For the copy, please give all of the data again exactly and leave the pictures out.

———

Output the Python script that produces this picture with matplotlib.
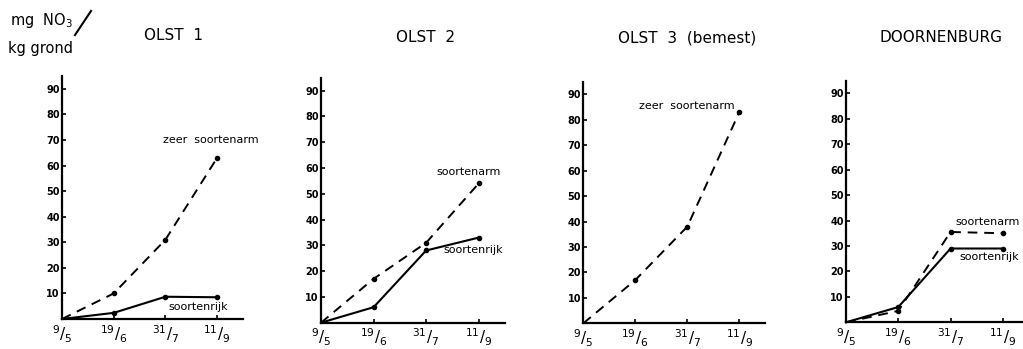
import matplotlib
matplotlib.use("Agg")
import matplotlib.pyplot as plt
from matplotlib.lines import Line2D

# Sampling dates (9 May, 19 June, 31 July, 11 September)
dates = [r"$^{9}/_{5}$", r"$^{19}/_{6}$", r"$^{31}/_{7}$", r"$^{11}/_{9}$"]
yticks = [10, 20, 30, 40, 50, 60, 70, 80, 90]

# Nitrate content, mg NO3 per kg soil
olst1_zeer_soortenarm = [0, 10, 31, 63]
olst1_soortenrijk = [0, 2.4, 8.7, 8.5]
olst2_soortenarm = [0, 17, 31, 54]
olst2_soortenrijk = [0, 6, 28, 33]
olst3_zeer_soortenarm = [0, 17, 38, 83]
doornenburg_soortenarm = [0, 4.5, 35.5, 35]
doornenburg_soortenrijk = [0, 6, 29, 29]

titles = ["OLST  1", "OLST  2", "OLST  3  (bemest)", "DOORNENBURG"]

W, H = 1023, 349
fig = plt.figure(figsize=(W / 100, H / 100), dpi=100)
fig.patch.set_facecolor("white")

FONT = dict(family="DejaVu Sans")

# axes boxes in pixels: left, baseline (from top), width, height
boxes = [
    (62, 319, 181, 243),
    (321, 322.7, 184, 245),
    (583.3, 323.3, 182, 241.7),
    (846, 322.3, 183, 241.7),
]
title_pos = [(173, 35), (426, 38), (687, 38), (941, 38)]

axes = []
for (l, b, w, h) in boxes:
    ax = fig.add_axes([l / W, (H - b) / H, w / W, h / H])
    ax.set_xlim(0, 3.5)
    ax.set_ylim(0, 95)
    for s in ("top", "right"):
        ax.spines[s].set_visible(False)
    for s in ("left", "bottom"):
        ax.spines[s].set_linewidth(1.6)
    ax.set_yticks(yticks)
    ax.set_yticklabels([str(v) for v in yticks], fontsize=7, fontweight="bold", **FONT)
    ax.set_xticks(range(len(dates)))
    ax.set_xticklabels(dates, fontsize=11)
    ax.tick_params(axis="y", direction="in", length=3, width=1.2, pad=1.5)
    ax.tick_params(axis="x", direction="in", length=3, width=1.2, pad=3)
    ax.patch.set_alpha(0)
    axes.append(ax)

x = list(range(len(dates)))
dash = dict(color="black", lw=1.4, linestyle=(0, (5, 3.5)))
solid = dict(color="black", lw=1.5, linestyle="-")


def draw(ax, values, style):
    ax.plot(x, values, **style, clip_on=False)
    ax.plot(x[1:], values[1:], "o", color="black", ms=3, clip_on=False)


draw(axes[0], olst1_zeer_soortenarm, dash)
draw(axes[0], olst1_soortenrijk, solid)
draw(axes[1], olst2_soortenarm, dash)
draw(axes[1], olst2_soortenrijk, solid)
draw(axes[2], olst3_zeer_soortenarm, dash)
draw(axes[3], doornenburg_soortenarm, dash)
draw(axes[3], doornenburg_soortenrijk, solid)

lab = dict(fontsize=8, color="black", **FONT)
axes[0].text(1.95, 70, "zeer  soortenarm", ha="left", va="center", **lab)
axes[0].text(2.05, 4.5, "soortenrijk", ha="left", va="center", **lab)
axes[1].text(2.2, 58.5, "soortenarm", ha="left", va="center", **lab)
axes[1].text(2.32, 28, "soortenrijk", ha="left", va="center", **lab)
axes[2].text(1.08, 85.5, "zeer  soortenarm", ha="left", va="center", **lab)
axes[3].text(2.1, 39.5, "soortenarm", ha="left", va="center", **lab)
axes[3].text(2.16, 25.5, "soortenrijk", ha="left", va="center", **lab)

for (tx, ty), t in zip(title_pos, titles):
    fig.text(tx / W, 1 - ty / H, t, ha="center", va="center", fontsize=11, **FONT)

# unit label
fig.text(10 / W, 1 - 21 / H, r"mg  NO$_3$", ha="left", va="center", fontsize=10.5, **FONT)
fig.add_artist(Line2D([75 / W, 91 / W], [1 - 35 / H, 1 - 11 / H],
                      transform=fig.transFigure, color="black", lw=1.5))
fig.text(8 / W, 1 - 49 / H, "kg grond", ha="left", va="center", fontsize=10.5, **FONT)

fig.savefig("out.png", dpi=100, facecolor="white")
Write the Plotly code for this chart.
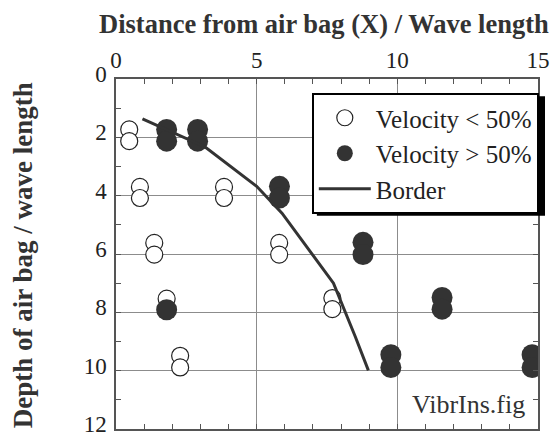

———

Reply to the task:
Output the Python script that produces this picture with matplotlib.
import matplotlib
matplotlib.use("Agg")
import matplotlib.pyplot as plt
from matplotlib.lines import Line2D

# Sampling dates (9 May, 19 June, 31 July, 11 September)
dates = [r"$^{9}/_{5}$", r"$^{19}/_{6}$", r"$^{31}/_{7}$", r"$^{11}/_{9}$"]
yticks = [10, 20, 30, 40, 50, 60, 70, 80, 90]

# Nitrate content, mg NO3 per kg soil
olst1_zeer_soortenarm = [0, 10, 31, 63]
olst1_soortenrijk = [0, 2.4, 8.7, 8.5]
olst2_soortenarm = [0, 17, 31, 54]
olst2_soortenrijk = [0, 6, 28, 33]
olst3_zeer_soortenarm = [0, 17, 38, 83]
doornenburg_soortenarm = [0, 4.5, 35.5, 35]
doornenburg_soortenrijk = [0, 6, 29, 29]

titles = ["OLST  1", "OLST  2", "OLST  3  (bemest)", "DOORNENBURG"]

W, H = 1023, 349
fig = plt.figure(figsize=(W / 100, H / 100), dpi=100)
fig.patch.set_facecolor("white")

FONT = dict(family="DejaVu Sans")

# axes boxes in pixels: left, baseline (from top), width, height
boxes = [
    (62, 319, 181, 243),
    (321, 322.7, 184, 245),
    (583.3, 323.3, 182, 241.7),
    (846, 322.3, 183, 241.7),
]
title_pos = [(173, 35), (426, 38), (687, 38), (941, 38)]

axes = []
for (l, b, w, h) in boxes:
    ax = fig.add_axes([l / W, (H - b) / H, w / W, h / H])
    ax.set_xlim(0, 3.5)
    ax.set_ylim(0, 95)
    for s in ("top", "right"):
        ax.spines[s].set_visible(False)
    for s in ("left", "bottom"):
        ax.spines[s].set_linewidth(1.6)
    ax.set_yticks(yticks)
    ax.set_yticklabels([str(v) for v in yticks], fontsize=7, fontweight="bold", **FONT)
    ax.set_xticks(range(len(dates)))
    ax.set_xticklabels(dates, fontsize=11)
    ax.tick_params(axis="y", direction="in", length=3, width=1.2, pad=1.5)
    ax.tick_params(axis="x", direction="in", length=3, width=1.2, pad=3)
    ax.patch.set_alpha(0)
    axes.append(ax)

x = list(range(len(dates)))
dash = dict(color="black", lw=1.4, linestyle=(0, (5, 3.5)))
solid = dict(color="black", lw=1.5, linestyle="-")


def draw(ax, values, style):
    ax.plot(x, values, **style, clip_on=False)
    ax.plot(x[1:], values[1:], "o", color="black", ms=3, clip_on=False)


draw(axes[0], olst1_zeer_soortenarm, dash)
draw(axes[0], olst1_soortenrijk, solid)
draw(axes[1], olst2_soortenarm, dash)
draw(axes[1], olst2_soortenrijk, solid)
draw(axes[2], olst3_zeer_soortenarm, dash)
draw(axes[3], doornenburg_soortenarm, dash)
draw(axes[3], doornenburg_soortenrijk, solid)

lab = dict(fontsize=8, color="black", **FONT)
axes[0].text(1.95, 70, "zeer  soortenarm", ha="left", va="center", **lab)
axes[0].text(2.05, 4.5, "soortenrijk", ha="left", va="center", **lab)
axes[1].text(2.2, 58.5, "soortenarm", ha="left", va="center", **lab)
axes[1].text(2.32, 28, "soortenrijk", ha="left", va="center", **lab)
axes[2].text(1.08, 85.5, "zeer  soortenarm", ha="left", va="center", **lab)
axes[3].text(2.1, 39.5, "soortenarm", ha="left", va="center", **lab)
axes[3].text(2.16, 25.5, "soortenrijk", ha="left", va="center", **lab)

for (tx, ty), t in zip(title_pos, titles):
    fig.text(tx / W, 1 - ty / H, t, ha="center", va="center", fontsize=11, **FONT)

# unit label
fig.text(10 / W, 1 - 21 / H, r"mg  NO$_3$", ha="left", va="center", fontsize=10.5, **FONT)
fig.add_artist(Line2D([75 / W, 91 / W], [1 - 35 / H, 1 - 11 / H],
                      transform=fig.transFigure, color="black", lw=1.5))
fig.text(8 / W, 1 - 49 / H, "kg grond", ha="left", va="center", fontsize=10.5, **FONT)

fig.savefig("out.png", dpi=100, facecolor="white")
Write the Plotly code for this chart.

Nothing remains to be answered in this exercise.